• **Supplied material**:
--
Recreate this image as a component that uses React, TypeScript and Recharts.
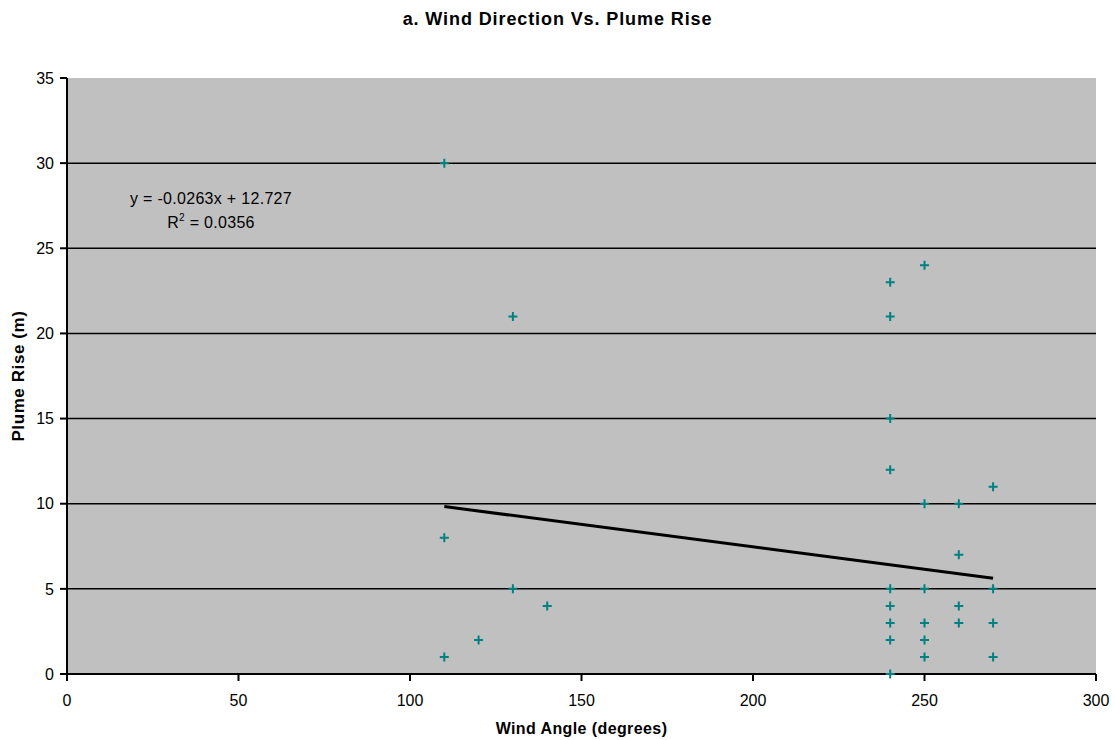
import * as React from 'react'
import { ScatterChart, Scatter, XAxis, YAxis, CartesianGrid, ReferenceLine } from 'recharts'

const windAngle = [110, 110, 110, 120, 130, 130, 140, 240, 240, 240, 240, 240, 240, 240, 240, 240, 250, 250, 250, 250, 250, 250, 260, 260, 260, 260, 270, 270, 270, 270]
const plumeRise = [30, 8, 1, 2, 21, 5, 4, 23, 21, 15, 12, 5, 4, 3, 2, 0, 24, 10, 5, 3, 2, 1, 10, 7, 4, 3, 11, 5, 3, 1]

const xTicks = [0, 50, 100, 150, 200, 250, 300]
const yTicks = [0, 5, 10, 15, 20, 25, 30, 35]
const gridLevels = [5, 10, 15, 20, 25, 30]

// linear trend as printed on the chart
const slope = -0.0263
const intercept = 12.727
const trendX = [110, 270]

const points = windAngle.map((x, i) => ({ x, y: plumeRise[i] }))
const trend = trendX.map(x => ({ x, y: slope * x + intercept }))

const FONT = '"Liberation Sans", Arial, sans-serif'

function Plus(props: any) {
  const { cx, cy } = props
  if (cx == null || cy == null) return <g />
  return (
    <path
      d={`M${cx - 4.5},${cy} H${cx + 4.5} M${cx},${cy - 4.5} V${cy + 4.5}`}
      stroke="#008080"
      strokeWidth={2}
      fill="none"
    />
  )
}

const axisLabelStyle = { fontWeight: 'bold', fontSize: 16, fill: '#000', fontFamily: FONT, letterSpacing: 0.4 }

export default function App() {
  return (
    <div style={{ position: 'absolute', left: 0, top: 0, width: 1115, height: 740, background: '#fff', fontFamily: FONT }}>
      <div style={{ position: 'absolute', top: 9, left: 0, width: 1115, textAlign: 'center', fontWeight: 'bold', fontSize: 18, letterSpacing: 0.9 }}>
        a. Wind Direction Vs. Plume Rise
      </div>
      <ScatterChart width={1115} height={740} margin={{ top: 78, right: 19, left: 0, bottom: 0 }}>
        <CartesianGrid horizontal={false} vertical={false} fill="#c0c0c0" stroke="none" />
        {gridLevels.map(v => (
          <ReferenceLine key={v} y={v} stroke="#000" strokeWidth={1.5} />
        ))}
        <XAxis
          type="number"
          dataKey="x"
          domain={[0, 300]}
          ticks={xTicks}
          height={66}
          tickSize={7}
          tickMargin={14}
          axisLine={{ stroke: '#000', strokeWidth: 2 }}
          tickLine={{ stroke: '#000', strokeWidth: 2 }}
          tick={{ fill: '#000', fontSize: 16, fontFamily: FONT }}
          label={{ value: 'Wind Angle (degrees)', position: 'insideBottom', offset: 6, style: axisLabelStyle }}
        />
        <YAxis
          type="number"
          dataKey="y"
          domain={[0, 35]}
          ticks={yTicks}
          width={67}
          tickSize={7}
          tickMargin={6}
          axisLine={{ stroke: '#000', strokeWidth: 2 }}
          tickLine={{ stroke: '#000', strokeWidth: 2 }}
          tick={{ fill: '#000', fontSize: 16, fontFamily: FONT }}
          label={{ value: 'Plume Rise (m)', angle: -90, position: 'insideLeft', offset: 18, style: { ...axisLabelStyle, textAnchor: 'middle', fontSize: 17, letterSpacing: 0.6 } }}
        />
        <Scatter data={trend} line={{ stroke: '#000', strokeWidth: 3 }} shape={() => <g />} isAnimationActive={false} />
        <Scatter data={points} shape={Plus} isAnimationActive={false} />
      </ScatterChart>
      <div style={{ position: 'absolute', left: 100, top: 187, width: 222, textAlign: 'center', fontSize: 16, lineHeight: '24px', color: '#000', letterSpacing: 0.3 }}>
        <div>y = -0.0263x + 12.727</div>
        <div>R<sup style={{ fontSize: 10, verticalAlign: 'top', lineHeight: '14px' }}>2</sup> = 0.0356</div>
      </div>
    </div>
  )
}
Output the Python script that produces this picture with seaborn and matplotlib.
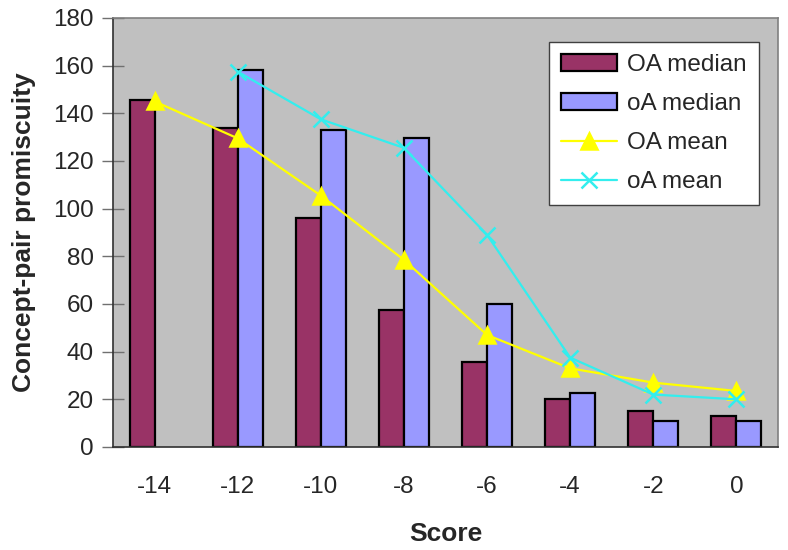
--
• **Given task**: Write out the lines from the start of the material to the line with "YAxis, CartesianGrid, ReferenceLine", inclusive and exactly. Skip the pictures.

• **Solution for this exercise**:
Recreate this image as a component that uses React, TypeScript and Recharts.
import * as React from 'react'
import { ScatterChart, Scatter, XAxis, YAxis, CartesianGrid, ReferenceLine } from 'recharts'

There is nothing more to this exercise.